> [WHAT TO DO]:
Give the data below again exactly as it stands. Omit the pictures.
───── COLLECTED DATA
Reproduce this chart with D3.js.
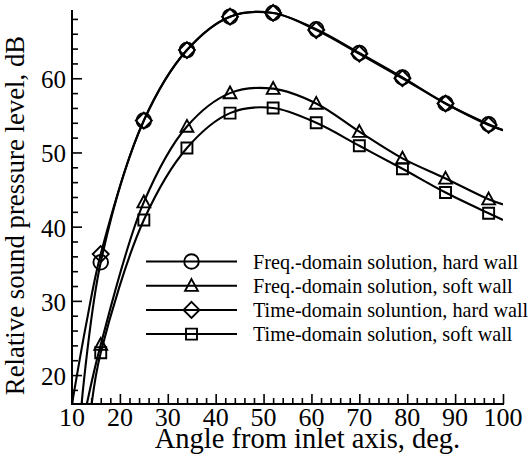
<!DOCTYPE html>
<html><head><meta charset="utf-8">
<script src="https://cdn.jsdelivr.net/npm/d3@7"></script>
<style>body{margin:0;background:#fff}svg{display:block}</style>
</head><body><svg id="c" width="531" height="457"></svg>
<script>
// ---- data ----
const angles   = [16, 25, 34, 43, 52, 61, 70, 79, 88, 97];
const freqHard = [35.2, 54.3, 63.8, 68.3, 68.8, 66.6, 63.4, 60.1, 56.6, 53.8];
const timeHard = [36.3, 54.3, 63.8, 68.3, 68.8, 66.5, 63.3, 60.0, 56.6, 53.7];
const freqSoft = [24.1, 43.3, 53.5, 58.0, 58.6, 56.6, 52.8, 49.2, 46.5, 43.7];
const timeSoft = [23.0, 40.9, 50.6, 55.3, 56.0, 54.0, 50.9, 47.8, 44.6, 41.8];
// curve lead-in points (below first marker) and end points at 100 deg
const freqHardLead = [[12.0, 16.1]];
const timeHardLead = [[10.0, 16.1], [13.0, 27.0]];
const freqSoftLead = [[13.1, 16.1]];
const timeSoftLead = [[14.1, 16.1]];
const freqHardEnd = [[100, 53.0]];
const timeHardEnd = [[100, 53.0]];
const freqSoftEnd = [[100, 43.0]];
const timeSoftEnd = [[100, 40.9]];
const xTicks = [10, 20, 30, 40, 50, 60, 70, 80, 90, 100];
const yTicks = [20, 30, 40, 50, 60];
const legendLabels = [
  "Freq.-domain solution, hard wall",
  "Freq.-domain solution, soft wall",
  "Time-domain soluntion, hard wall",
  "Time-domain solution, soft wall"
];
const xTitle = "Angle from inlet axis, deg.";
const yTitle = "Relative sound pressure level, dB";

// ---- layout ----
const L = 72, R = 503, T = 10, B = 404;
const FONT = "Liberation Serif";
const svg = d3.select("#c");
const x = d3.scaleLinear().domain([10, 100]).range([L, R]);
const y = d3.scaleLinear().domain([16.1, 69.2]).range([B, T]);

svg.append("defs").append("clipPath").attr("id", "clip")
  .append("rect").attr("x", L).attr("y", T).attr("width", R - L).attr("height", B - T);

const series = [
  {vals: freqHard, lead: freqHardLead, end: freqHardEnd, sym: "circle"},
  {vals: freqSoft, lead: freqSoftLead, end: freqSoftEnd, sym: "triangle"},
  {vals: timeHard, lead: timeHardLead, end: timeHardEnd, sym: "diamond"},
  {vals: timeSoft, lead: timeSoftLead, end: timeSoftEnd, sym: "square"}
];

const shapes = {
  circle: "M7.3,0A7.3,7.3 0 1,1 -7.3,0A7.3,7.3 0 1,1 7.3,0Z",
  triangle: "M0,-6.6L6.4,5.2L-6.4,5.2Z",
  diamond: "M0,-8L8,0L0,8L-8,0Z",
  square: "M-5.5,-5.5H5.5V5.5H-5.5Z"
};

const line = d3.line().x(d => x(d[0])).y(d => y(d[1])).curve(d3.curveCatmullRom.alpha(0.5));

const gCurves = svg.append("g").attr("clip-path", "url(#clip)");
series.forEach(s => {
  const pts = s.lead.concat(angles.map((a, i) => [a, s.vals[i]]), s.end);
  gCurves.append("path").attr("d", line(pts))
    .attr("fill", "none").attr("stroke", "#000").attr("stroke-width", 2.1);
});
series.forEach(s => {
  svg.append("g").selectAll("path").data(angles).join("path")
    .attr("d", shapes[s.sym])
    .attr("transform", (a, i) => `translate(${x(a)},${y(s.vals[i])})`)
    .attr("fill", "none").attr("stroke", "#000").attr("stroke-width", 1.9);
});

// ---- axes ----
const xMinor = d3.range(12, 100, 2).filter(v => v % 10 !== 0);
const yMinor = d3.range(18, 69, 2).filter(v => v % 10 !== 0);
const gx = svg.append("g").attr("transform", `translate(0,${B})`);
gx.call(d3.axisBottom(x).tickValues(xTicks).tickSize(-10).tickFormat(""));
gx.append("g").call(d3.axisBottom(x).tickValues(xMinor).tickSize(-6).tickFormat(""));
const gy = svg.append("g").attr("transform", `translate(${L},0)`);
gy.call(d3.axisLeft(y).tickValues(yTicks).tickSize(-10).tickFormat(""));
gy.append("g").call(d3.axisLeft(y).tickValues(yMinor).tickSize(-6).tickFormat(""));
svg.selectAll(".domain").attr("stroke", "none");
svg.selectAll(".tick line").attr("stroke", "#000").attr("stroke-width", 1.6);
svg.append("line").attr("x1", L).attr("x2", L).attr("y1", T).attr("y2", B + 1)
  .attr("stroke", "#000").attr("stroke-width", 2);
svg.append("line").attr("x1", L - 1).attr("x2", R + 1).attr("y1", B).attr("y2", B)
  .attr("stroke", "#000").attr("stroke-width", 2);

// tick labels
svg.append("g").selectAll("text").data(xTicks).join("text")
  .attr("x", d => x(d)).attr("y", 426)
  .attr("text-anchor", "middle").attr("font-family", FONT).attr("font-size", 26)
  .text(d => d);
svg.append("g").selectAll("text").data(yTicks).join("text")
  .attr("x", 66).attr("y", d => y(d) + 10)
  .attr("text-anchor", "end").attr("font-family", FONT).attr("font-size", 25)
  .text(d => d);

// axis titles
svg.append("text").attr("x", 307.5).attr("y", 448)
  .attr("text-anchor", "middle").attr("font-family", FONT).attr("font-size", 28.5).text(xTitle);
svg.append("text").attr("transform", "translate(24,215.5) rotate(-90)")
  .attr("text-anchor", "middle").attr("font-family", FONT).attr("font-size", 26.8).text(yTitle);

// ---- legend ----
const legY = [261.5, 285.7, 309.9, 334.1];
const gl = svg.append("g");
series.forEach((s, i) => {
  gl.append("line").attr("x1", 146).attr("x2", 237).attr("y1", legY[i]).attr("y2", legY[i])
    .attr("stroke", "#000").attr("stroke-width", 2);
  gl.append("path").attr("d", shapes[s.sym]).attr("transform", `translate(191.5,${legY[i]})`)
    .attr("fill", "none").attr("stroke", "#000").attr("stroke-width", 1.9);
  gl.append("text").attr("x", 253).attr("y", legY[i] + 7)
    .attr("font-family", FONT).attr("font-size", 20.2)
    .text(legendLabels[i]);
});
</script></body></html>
──────────
> [TASK SOLUTION]:
Reproduce this chart with D3.js.
<!DOCTYPE html>
<html><head><meta charset="utf-8">
<script src="https://cdn.jsdelivr.net/npm/d3@7"></script>
<style>body{margin:0;background:#fff}svg{display:block}</style>
</head><body><svg id="c" width="531" height="457"></svg>
<script>
// ---- data ----
const angles   = [16, 25, 34, 43, 52, 61, 70, 79, 88, 97];
const freqHard = [35.2, 54.3, 63.8, 68.3, 68.8, 66.6, 63.4, 60.1, 56.6, 53.8];
const timeHard = [36.3, 54.3, 63.8, 68.3, 68.8, 66.5, 63.3, 60.0, 56.6, 53.7];
const freqSoft = [24.1, 43.3, 53.5, 58.0, 58.6, 56.6, 52.8, 49.2, 46.5, 43.7];
const timeSoft = [23.0, 40.9, 50.6, 55.3, 56.0, 54.0, 50.9, 47.8, 44.6, 41.8];
// curve lead-in points (below first marker) and end points at 100 deg
const freqHardLead = [[12.0, 16.1]];
const timeHardLead = [[10.0, 16.1], [13.0, 27.0]];
const freqSoftLead = [[13.1, 16.1]];
const timeSoftLead = [[14.1, 16.1]];
const freqHardEnd = [[100, 53.0]];
const timeHardEnd = [[100, 53.0]];
const freqSoftEnd = [[100, 43.0]];
const timeSoftEnd = [[100, 40.9]];
const xTicks = [10, 20, 30, 40, 50, 60, 70, 80, 90, 100];
const yTicks = [20, 30, 40, 50, 60];
const legendLabels = [
  "Freq.-domain solution, hard wall",
  "Freq.-domain solution, soft wall",
  "Time-domain soluntion, hard wall",
  "Time-domain solution, soft wall"
];
const xTitle = "Angle from inlet axis, deg.";
const yTitle = "Relative sound pressure level, dB";

// ---- layout ----
const L = 72, R = 503, T = 10, B = 404;
const FONT = "Liberation Serif";
const svg = d3.select("#c");
const x = d3.scaleLinear().domain([10, 100]).range([L, R]);
const y = d3.scaleLinear().domain([16.1, 69.2]).range([B, T]);

svg.append("defs").append("clipPath").attr("id", "clip")
  .append("rect").attr("x", L).attr("y", T).attr("width", R - L).attr("height", B - T);

const series = [
  {vals: freqHard, lead: freqHardLead, end: freqHardEnd, sym: "circle"},
  {vals: freqSoft, lead: freqSoftLead, end: freqSoftEnd, sym: "triangle"},
  {vals: timeHard, lead: timeHardLead, end: timeHardEnd, sym: "diamond"},
  {vals: timeSoft, lead: timeSoftLead, end: timeSoftEnd, sym: "square"}
];

const shapes = {
  circle: "M7.3,0A7.3,7.3 0 1,1 -7.3,0A7.3,7.3 0 1,1 7.3,0Z",
  triangle: "M0,-6.6L6.4,5.2L-6.4,5.2Z",
  diamond: "M0,-8L8,0L0,8L-8,0Z",
  square: "M-5.5,-5.5H5.5V5.5H-5.5Z"
};

const line = d3.line().x(d => x(d[0])).y(d => y(d[1])).curve(d3.curveCatmullRom.alpha(0.5));

const gCurves = svg.append("g").attr("clip-path", "url(#clip)");
series.forEach(s => {
  const pts = s.lead.concat(angles.map((a, i) => [a, s.vals[i]]), s.end);
  gCurves.append("path").attr("d", line(pts))
    .attr("fill", "none").attr("stroke", "#000").attr("stroke-width", 2.1);
});
series.forEach(s => {
  svg.append("g").selectAll("path").data(angles).join("path")
    .attr("d", shapes[s.sym])
    .attr("transform", (a, i) => `translate(${x(a)},${y(s.vals[i])})`)
    .attr("fill", "none").attr("stroke", "#000").attr("stroke-width", 1.9);
});

// ---- axes ----
const xMinor = d3.range(12, 100, 2).filter(v => v % 10 !== 0);
const yMinor = d3.range(18, 69, 2).filter(v => v % 10 !== 0);
const gx = svg.append("g").attr("transform", `translate(0,${B})`);
gx.call(d3.axisBottom(x).tickValues(xTicks).tickSize(-10).tickFormat(""));
gx.append("g").call(d3.axisBottom(x).tickValues(xMinor).tickSize(-6).tickFormat(""));
const gy = svg.append("g").attr("transform", `translate(${L},0)`);
gy.call(d3.axisLeft(y).tickValues(yTicks).tickSize(-10).tickFormat(""));
gy.append("g").call(d3.axisLeft(y).tickValues(yMinor).tickSize(-6).tickFormat(""));
svg.selectAll(".domain").attr("stroke", "none");
svg.selectAll(".tick line").attr("stroke", "#000").attr("stroke-width", 1.6);
svg.append("line").attr("x1", L).attr("x2", L).attr("y1", T).attr("y2", B + 1)
  .attr("stroke", "#000").attr("stroke-width", 2);
svg.append("line").attr("x1", L - 1).attr("x2", R + 1).attr("y1", B).attr("y2", B)
  .attr("stroke", "#000").attr("stroke-width", 2);

// tick labels
svg.append("g").selectAll("text").data(xTicks).join("text")
  .attr("x", d => x(d)).attr("y", 426)
  .attr("text-anchor", "middle").attr("font-family", FONT).attr("font-size", 26)
  .text(d => d);
svg.append("g").selectAll("text").data(yTicks).join("text")
  .attr("x", 66).attr("y", d => y(d) + 10)
  .attr("text-anchor", "end").attr("font-family", FONT).attr("font-size", 25)
  .text(d => d);

// axis titles
svg.append("text").attr("x", 307.5).attr("y", 448)
  .attr("text-anchor", "middle").attr("font-family", FONT).attr("font-size", 28.5).text(xTitle);
svg.append("text").attr("transform", "translate(24,215.5) rotate(-90)")
  .attr("text-anchor", "middle").attr("font-family", FONT).attr("font-size", 26.8).text(yTitle);

// ---- legend ----
const legY = [261.5, 285.7, 309.9, 334.1];
const gl = svg.append("g");
series.forEach((s, i) => {
  gl.append("line").attr("x1", 146).attr("x2", 237).attr("y1", legY[i]).attr("y2", legY[i])
    .attr("stroke", "#000").attr("stroke-width", 2);
  gl.append("path").attr("d", shapes[s.sym]).attr("transform", `translate(191.5,${legY[i]})`)
    .attr("fill", "none").attr("stroke", "#000").attr("stroke-width", 1.9);
  gl.append("text").attr("x", 253).attr("y", legY[i] + 7)
    .attr("font-family", FONT).attr("font-size", 20.2)
    .text(legendLabels[i]);
});
</script></body></html>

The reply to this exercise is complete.